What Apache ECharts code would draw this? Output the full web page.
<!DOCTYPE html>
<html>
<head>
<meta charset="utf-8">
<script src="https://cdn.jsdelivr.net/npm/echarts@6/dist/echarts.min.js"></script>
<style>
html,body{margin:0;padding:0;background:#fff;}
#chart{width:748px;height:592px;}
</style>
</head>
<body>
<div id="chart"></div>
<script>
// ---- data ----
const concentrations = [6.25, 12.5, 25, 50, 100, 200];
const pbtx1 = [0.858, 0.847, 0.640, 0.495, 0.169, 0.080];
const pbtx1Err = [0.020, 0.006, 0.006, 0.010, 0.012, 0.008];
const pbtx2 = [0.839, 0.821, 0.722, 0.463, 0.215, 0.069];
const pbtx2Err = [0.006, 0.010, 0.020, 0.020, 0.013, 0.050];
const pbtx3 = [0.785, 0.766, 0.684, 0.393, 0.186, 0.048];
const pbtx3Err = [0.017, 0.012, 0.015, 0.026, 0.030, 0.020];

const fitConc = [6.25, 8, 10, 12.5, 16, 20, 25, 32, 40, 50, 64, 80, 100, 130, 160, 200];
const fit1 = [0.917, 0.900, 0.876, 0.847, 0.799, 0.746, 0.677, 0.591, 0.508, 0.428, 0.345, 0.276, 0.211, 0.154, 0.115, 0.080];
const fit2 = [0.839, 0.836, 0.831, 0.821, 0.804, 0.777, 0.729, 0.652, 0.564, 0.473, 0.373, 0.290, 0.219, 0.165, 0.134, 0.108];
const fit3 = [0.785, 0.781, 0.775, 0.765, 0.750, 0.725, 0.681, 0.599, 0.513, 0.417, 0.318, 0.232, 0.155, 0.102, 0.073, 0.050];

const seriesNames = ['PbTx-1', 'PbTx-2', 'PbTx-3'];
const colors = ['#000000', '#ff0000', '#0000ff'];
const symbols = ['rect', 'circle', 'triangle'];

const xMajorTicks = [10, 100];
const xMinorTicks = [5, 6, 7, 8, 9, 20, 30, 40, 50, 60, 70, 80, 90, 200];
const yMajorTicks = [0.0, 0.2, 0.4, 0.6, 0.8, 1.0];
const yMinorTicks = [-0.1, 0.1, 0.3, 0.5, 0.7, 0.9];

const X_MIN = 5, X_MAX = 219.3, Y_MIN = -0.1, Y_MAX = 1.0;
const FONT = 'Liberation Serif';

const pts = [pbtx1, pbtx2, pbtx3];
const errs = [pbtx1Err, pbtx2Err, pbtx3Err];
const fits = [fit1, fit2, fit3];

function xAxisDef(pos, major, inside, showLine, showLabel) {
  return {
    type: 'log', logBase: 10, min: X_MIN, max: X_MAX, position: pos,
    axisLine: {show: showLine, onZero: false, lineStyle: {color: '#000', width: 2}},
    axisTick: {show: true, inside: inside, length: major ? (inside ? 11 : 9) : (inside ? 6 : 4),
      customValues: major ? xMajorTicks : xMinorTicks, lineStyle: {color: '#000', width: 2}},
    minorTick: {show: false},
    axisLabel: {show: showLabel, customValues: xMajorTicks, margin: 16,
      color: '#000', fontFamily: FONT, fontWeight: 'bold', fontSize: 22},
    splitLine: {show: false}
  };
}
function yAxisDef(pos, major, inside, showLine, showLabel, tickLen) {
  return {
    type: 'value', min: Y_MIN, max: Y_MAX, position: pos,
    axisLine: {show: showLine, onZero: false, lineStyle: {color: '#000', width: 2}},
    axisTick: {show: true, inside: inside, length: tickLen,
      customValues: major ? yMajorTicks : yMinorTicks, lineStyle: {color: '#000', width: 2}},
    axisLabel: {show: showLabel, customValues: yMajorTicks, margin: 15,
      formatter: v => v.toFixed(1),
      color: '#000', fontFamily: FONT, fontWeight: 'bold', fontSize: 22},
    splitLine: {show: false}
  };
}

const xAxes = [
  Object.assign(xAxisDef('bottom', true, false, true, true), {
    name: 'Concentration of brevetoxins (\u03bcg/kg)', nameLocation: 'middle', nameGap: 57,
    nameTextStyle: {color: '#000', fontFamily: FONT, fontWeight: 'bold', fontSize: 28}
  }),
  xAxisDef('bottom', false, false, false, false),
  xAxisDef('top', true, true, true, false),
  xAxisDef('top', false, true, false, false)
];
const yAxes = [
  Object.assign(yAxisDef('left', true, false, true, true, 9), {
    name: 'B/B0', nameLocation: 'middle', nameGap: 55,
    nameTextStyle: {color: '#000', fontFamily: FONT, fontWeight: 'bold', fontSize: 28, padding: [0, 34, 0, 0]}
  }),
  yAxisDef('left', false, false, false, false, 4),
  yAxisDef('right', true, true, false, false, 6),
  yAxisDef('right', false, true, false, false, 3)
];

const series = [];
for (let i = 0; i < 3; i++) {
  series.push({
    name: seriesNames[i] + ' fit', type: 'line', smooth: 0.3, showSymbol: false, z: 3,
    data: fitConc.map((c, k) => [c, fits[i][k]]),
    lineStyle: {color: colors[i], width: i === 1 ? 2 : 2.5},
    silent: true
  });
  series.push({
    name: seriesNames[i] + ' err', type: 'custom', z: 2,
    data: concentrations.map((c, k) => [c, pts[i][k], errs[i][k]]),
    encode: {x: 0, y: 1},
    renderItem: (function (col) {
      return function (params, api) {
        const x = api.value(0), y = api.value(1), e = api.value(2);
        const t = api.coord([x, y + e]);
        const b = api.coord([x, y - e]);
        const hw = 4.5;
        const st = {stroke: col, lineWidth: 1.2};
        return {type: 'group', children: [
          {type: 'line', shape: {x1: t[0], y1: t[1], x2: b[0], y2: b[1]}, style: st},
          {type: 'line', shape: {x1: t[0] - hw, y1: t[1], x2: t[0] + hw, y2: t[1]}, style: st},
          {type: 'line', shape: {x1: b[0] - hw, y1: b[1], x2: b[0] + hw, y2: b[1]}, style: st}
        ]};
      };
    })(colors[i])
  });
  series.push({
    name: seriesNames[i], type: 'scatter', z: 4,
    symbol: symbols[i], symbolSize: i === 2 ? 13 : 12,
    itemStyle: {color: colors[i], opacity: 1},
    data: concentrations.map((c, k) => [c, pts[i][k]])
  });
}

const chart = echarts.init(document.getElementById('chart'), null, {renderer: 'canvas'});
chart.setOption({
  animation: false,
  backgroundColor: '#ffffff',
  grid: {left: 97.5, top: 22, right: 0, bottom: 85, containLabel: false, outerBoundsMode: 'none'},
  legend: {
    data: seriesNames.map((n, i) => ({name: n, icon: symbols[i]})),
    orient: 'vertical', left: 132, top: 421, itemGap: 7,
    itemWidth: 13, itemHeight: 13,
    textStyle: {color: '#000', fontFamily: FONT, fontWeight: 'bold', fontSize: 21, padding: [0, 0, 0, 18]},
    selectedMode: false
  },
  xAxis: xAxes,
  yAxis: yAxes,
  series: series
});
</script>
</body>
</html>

#### [PROBLEM STATEMENT]
Please reproduce exactly the lines above, beginning with the first and ending with the line that contains "0.102, 0.073, 0.050];", and include nothing outside that range.

#### [FINISHED ANSWER]
What Apache ECharts code would draw this? Output the full web page.
<!DOCTYPE html>
<html>
<head>
<meta charset="utf-8">
<script src="https://cdn.jsdelivr.net/npm/echarts@6/dist/echarts.min.js"></script>
<style>
html,body{margin:0;padding:0;background:#fff;}
#chart{width:748px;height:592px;}
</style>
</head>
<body>
<div id="chart"></div>
<script>
// ---- data ----
const concentrations = [6.25, 12.5, 25, 50, 100, 200];
const pbtx1 = [0.858, 0.847, 0.640, 0.495, 0.169, 0.080];
const pbtx1Err = [0.020, 0.006, 0.006, 0.010, 0.012, 0.008];
const pbtx2 = [0.839, 0.821, 0.722, 0.463, 0.215, 0.069];
const pbtx2Err = [0.006, 0.010, 0.020, 0.020, 0.013, 0.050];
const pbtx3 = [0.785, 0.766, 0.684, 0.393, 0.186, 0.048];
const pbtx3Err = [0.017, 0.012, 0.015, 0.026, 0.030, 0.020];

const fitConc = [6.25, 8, 10, 12.5, 16, 20, 25, 32, 40, 50, 64, 80, 100, 130, 160, 200];
const fit1 = [0.917, 0.900, 0.876, 0.847, 0.799, 0.746, 0.677, 0.591, 0.508, 0.428, 0.345, 0.276, 0.211, 0.154, 0.115, 0.080];
const fit2 = [0.839, 0.836, 0.831, 0.821, 0.804, 0.777, 0.729, 0.652, 0.564, 0.473, 0.373, 0.290, 0.219, 0.165, 0.134, 0.108];
const fit3 = [0.785, 0.781, 0.775, 0.765, 0.750, 0.725, 0.681, 0.599, 0.513, 0.417, 0.318, 0.232, 0.155, 0.102, 0.073, 0.050];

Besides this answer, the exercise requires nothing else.